A Texas agency is poised to issue the largest-ever municipal-bond deal in the Lone Star State, a historic $3.5 billion transaction designed to bail out natural gas utilities that incurred billions of dollars of unexpected costs during a deadly winter storm two years ago.
(Bloomberg) — A Texas agency is poised to issue the largest-ever municipal-bond deal in the Lone Star State, a historic $3.5 billion transaction designed to bail out natural gas utilities that incurred billions of dollars of unexpected costs during a deadly winter storm two years ago.
The Texas Natural Gas Securitization Finance Corp. plans to price the taxable municipal bonds on March 8 and 9. They’ll be paid for by adjustable charges on the bills of customers of the nine utilities.
The deal has characteristics that could give some investors pause. For one thing, it has a provision allowing the bonds to be called if lawmakers decide to tap the state’s bounty of extra cash to pay off the obligations early. Then there’s the sheer size — the biggest since at least 2020 for a taxable muni, according to data compiled by Bloomberg. That heft may require higher yields to clear a volatile market.
“When you have a big deal like this, people pick their heads up — it will likely price with some healthy concessions,” said Jason Appleson, head of municipal bonds at PGIM Fixed Income. “It’s not a small deal in any market but for taxable munis — it’s giant.”
Another twist, according to Appleson, is that many of the securities in this category — dubbed rate-recovery bonds — and of this size are for electric providers, not for natural gas utilities. That means a different set of market risks and regulators for investors to assess. For example, customers could ditch natural gas in favor of electric stoves and heating.
Two-Year Process
This week’s sale is the culmination of a two-year process after Winter Storm Uri ravaged much of the southern US in February 2021. Prolonged frigid temperatures in Texas drove up demand for energy and caused the utilities to pay exceptionally high prices for natural gas, expenses they would then pass on to customers.
Texas lawmakers approved a law that year allowing the costs to be securitized, so the utilities could spread them out over time and ease the financial burden on bill-payers. It has taken since then to have the deal evaluated by credit rating companies, choose the underwriters and get the transaction greenlit by a state oversight board.

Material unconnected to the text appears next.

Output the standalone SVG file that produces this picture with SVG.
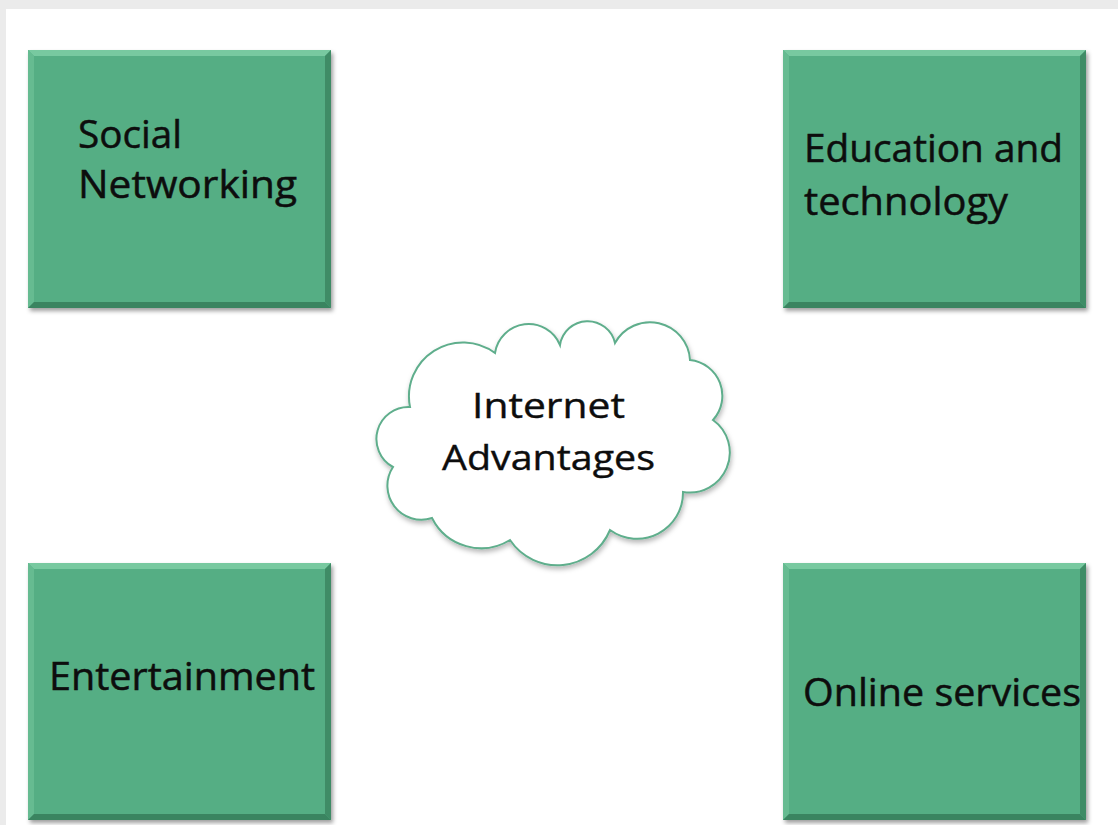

The entire macroeconomic backdrop has been transformed since the deal was proposed, with the Federal Reserve aggressively boosting borrowing costs to tame soaring inflation. The yield-to-worst on a benchmark index of taxable muni bonds is around 5.1%, up roughly three percentage points from June 2021 when Governor Greg Abbott signed House Bill 1520. As a result, members of the board overseeing the sale raised the deal’s statute-required maximum interest rate to 6.5% from the initially expected 5%.
Early price discussions for the offering’s two bonds, which have weighted average lives of six and 13.5 years, respectively, are around 125 basis points over Treasuries for the shorter segment and 162.5 for the longer one, according to people with knowledge of the matter, who asked not to be identified as the discussions are private.
Jefferies Financial Group Inc. is lead manager on the sale, while Morgan Stanley and Hilltop Securities are co-managers. Seven other firms are also in the syndicate. Along the way, underwriters UBS Group AG and Citigroup Inc. were dropped from the transaction because of state laws that took effect in 2021. The two measures bar government contracts with companies that Texas deems to have restrictive policies toward the firearms and fossil fuels industries.
A spokesperson for Jefferies declined to comment and a representative for the Texas Public Finance Authority, which is overseeing the sale, deferred to the bond documents for the offering.
The bonds carry top ratings from Moody’s Investors Service, Fitch Ratings and Kroll Bond Rating Agency.
Make-Whole
The transaction includes a limited make-whole-call, meaning the issuer can buy back the bonds on any business day on or before April 1, 2026. Texas lawmakers included language in the supplemental budget bill introduced on March 2 to appropriate $3.9 billion from the general-revenue fund to pay off the bonds. That move would prevent bill-payers from having to shoulder the financial burden.
A separate piece of legislation filed Thursday declared the winter storm a “public calamity” providing the state agency authority to pay the charges if dollars are appropriated.
For some market watchers, the prospect that the bonds could be called may curb demand. Recovery bonds are almost never callable, according to Emile Ernandez, a managing director at Florida-based Kawa Capital, an asset management firm that has invested in such debt.
“The fact that this bond is callable may limit the buyer base,” said Scott Hofer, senior research analyst for asset-backed securities at Income Research + Management. “These bonds are often purchased by investors who buy and hold them till maturity, but with this deal — particularly the longer tranche — the duration uncertainty is quite large.”
“I hope this is the last recovery bond that has a call option with this much duration uncertainty,” he said.